2

I'm using a partitioned CosmosDb, but I don't know the value of the partition key each time I want to get a resource by its id. Now using the id as partition key is not a solution for me, since it would take too long and take up too much space (I heard the maximum numer of partitionkeys is 10GB, but I have way more than that. )
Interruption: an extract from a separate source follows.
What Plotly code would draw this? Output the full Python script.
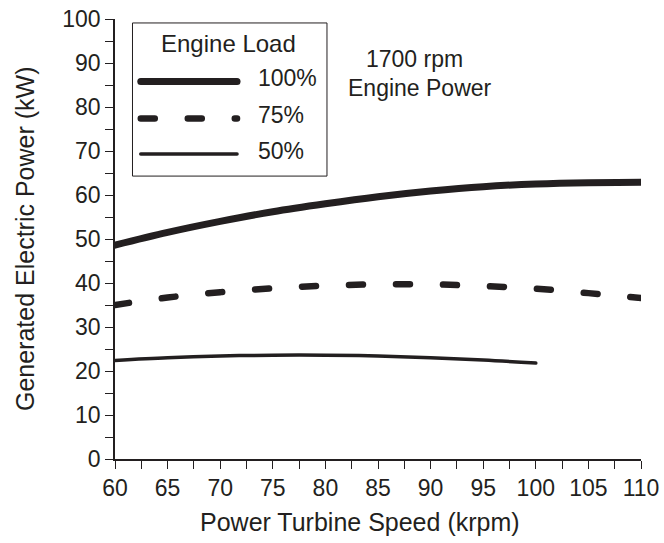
import plotly.graph_objects as go

# Power turbine speed (krpm) and generated electric power (kW) per engine load
speed_100 = [60, 65, 70, 75, 80, 85, 90, 95, 100, 105, 110]
power_100 = [48.6, 51.5, 54.0, 56.2, 58.0, 59.6, 60.9, 61.9, 62.5, 62.8, 62.9]

speed_75 = [60, 65, 70, 75, 80, 85, 90, 95, 100, 105, 110]
power_75 = [35.0, 36.7, 37.9, 38.8, 39.4, 39.7, 39.7, 39.3, 38.7, 37.7, 36.6]

speed_50 = [60, 65, 70, 75, 80, 85, 90, 95, 100]
power_50 = [22.4, 23.0, 23.4, 23.6, 23.6, 23.4, 23.0, 22.5, 21.8]

load_labels = ["100%", "75%", "50%"]

INK = "#231f20"
FONT = "Liberation Sans, Arial, sans-serif"
DASH = "14px,33px"

fig = go.Figure()
fig.add_trace(go.Scatter(x=speed_100, y=power_100, mode="lines", name=load_labels[0],
                         line=dict(color=INK, width=7, shape="spline"), cliponaxis=False))
fig.add_trace(go.Scatter(x=speed_75, y=power_75, mode="lines", name=load_labels[1],
                         line=dict(color=INK, width=6.5, shape="spline", dash=DASH),
                         cliponaxis=False))
fig.add_trace(go.Scatter(x=speed_50, y=power_50, mode="lines", name=load_labels[2],
                         line=dict(color=INK, width=3.5, shape="spline"), cliponaxis=False))

# Legend box drawn in paper coordinates
box_x0, box_x1 = 0.034, 0.403
box_y0, box_y1 = 0.643, 0.991
fig.add_shape(type="rect", xref="paper", yref="paper", x0=box_x0, x1=box_x1,
              y0=box_y0, y1=box_y1, line=dict(color=INK, width=1), fillcolor="white",
              layer="below")
fig.add_annotation(xref="paper", yref="paper", x=0.215, y=0.945, xanchor="center",
                   yanchor="middle", text="Engine Load", showarrow=False,
                   font=dict(size=24, color=INK, family=FONT))
legend_rows = [
    (0.858, dict(color=INK, width=7)),
    (0.774, dict(color=INK, width=6.5, dash=DASH)),
    (0.693, dict(color=INK, width=3.5)),
]
for (yy, ln), lab in zip(legend_rows, load_labels):
    fig.add_shape(type="line", xref="paper", yref="paper", x0=0.049, x1=0.232,
                  y0=yy, y1=yy, line=ln)
    fig.add_annotation(xref="paper", yref="paper", x=0.268, y=yy + 0.008, xanchor="left",
                       yanchor="middle", text=lab, showarrow=False,
                       font=dict(size=23, color=INK, family=FONT))

fig.add_annotation(xref="paper", yref="paper", x=0.57, y=0.909, xanchor="center",
                   yanchor="middle", text="1700 rpm", showarrow=False,
                   font=dict(size=23, color=INK, family=FONT))
fig.add_annotation(xref="paper", yref="paper", x=0.58, y=0.843, xanchor="center",
                   yanchor="middle", text="Engine Power", showarrow=False,
                   font=dict(size=23, color=INK, family=FONT))

# Axis titles
fig.add_annotation(xref="paper", yref="paper", x=0.466, y=-0.143, xanchor="center",
                   yanchor="middle", text="Power Turbine Speed (krpm)", showarrow=False,
                   font=dict(size=25, color=INK, family=FONT))
fig.add_annotation(xref="paper", yref="paper", x=-0.171, y=0.5, xanchor="center",
                   yanchor="middle", textangle=-90, text="Generated Electric Power (kW)",
                   showarrow=False, font=dict(size=25, color=INK, family=FONT))

fig.update_layout(
    width=664, height=543,
    margin=dict(l=115, r=23, t=19, b=84),
    paper_bgcolor="white", plot_bgcolor="white",
    showlegend=False,
    font=dict(family=FONT, color=INK, size=23),
)
fig.update_xaxes(
    range=[60, 110], tickmode="linear", tick0=60, dtick=5, automargin=False,
    ticks="outside", ticklen=8, tickwidth=1.2, tickcolor=INK,
    minor=dict(dtick=2.5, ticks="outside", ticklen=8, tickwidth=1.2, tickcolor=INK),
    showline=True, linecolor=INK, linewidth=1.5, showgrid=False, zeroline=False,
    tickfont=dict(size=23, color=INK),
)
fig.update_yaxes(
    range=[0, 100], tickmode="linear", tick0=0, dtick=10, automargin=False,
    ticks="outside", ticklen=8, tickwidth=1.2, tickcolor=INK,
    minor=dict(dtick=5, ticks="outside", ticklen=8, tickwidth=1.2, tickcolor=INK),
    showline=True, linecolor=INK, linewidth=1.5, showgrid=False, zeroline=False,
    tickfont=dict(size=23, color=INK),
)

# Round line ends for the curves and the legend samples
round_caps = """
document.querySelectorAll('.scatterlayer path.js-line, .shapelayer path').forEach(function (p) {
  p.style.strokeLinecap = 'round';
});
"""

fig.write_html("out.html", post_script=round_caps)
My idea is to manipulate 2 bytes of the GUID in order to map my partition key value to each guid. That way I don't have to use a cross partition query, but easily get the partition key value from my GUID. Are there any reserved bytes in a GUID that I can not change? Are there any best practicese for this problem?

Carmen
  • 55
  • 3
  • GUIDs are guaranteed unique via their *construction*. If you take a GUID and alter some bytes, you can no longer rely on their construction to guarantee uniqueness. – Damien_The_Unbeliever Mar 18 '19 at 15:30
  • @Damien_The_Unbeliever even if I only change 2 bytes? Clearly it's not as good as the original GUID but does it make that much of a difference? – Carmen Mar 18 '19 at 15:33
  • What do you mean it takes too long? Using the id as the partitionkey is fine as long as you know the is every time. The only 10 GB limit is per partition. Key value. You will never reach that because you only have one value per partition. – Nick Chapsas Mar 18 '19 at 20:17
  • You could just add your partition key to id and keep the GUIDs clean and by spec. Ex: "MyPK12_92FC117F-B8EB-4CB0-920D-73AC3711958D". – Imre Pühvel Mar 19 '19 at 08:38
  • @NickChapsas what I meant with 'it takes too long': Searching within a logial partition is way more efficient than searching over all resources. Also you can carry out transaction within a partition by stored procedures. Therefore it's better to have logical partitions. – Carmen Mar 21 '19 at 07:53

1 Answers1

3

There is a time-based component in the GUID which you can change and if you understand the consequences, will not result in a collision. You can read about some thoughts here:

https://blog.stephencleary.com/2010/11/few-words-on-guids.html

The relevant section reads:

Time-Based GUIDs (Version 1) Time-based GUIDs are Variant 2, Version 1 RFC 4122 GUIDs, also known as “sequential GUIDs” because they can be generated with values very close to each other. They consist of three fields in addition to Variant and Version: a 60-bit UTC Timestamp, a 14-bit Clock Sequence, and a 48-bit Node Identifier.

The Node Identifier is normally the MAC address of the computer generating the time-based GUID (which is guaranteed to be unique, since MAC addresses use a registration system). However, it may also be a 47-bit random value (with the broadcast bit set). In this case, there is no danger of collision with real MAC addresses because the broadcast bit of a physical MAC address is always 0. There is a danger of collision with other random node identifiers, though; specifically, there is a 50% chance of collision once 13.97 million random nodes enter the network.

Note: using a random value instead of the MAC address is not currently supported by Microsoft’s Win32 API. This means that any GUID generation done using UuidCreateSequential will expose the MAC address.

The Clock Sequence field is initialized to a random value and incremented whenever the system clock has moved backward since the last generated GUID (e.g., if the computer corrects its time with a time server, or if it lost its date and thinks it’s 1980). This allows 16,384 clock resets without any danger of a collision. If the GUIDs are being generated so quickly that the system clock has not moved forward since the last GUID’s timestamp, then the GUID generation algorithm will generally stall until the system clock increments the timestamp.

Sequential GUIDs are not actually sequential. In normal circumstances, GUIDs being generated by the same computer will have gradually increasing Timestamp fields (with the other fields remaining constant). However, the Timestamp field is not in the least-significant bit positions of the GUID, so if the GUID is treated as a 128-bit number, it does not actually increment.

It’s important to note that the likelihood of collisions of sequential GUIDs is extremely small. The Clock Sequence and Timestamp almost certainly uniquely identify a point in time, and the Node Identifier almost certainly identifies a unique source.

Sequential GUIDs can be created by the Win32 function UuidCreateSequential or by using uuidgen.exe from the Windows SDK passing the -x parameter.

You can also review the relevant specification here:

https://www.rfc-editor.org/rfc/rfc4122#section-4.1.1

Community
  • 1
  • 1
jwh20
  • 646
  • 1
  • 5
  • 15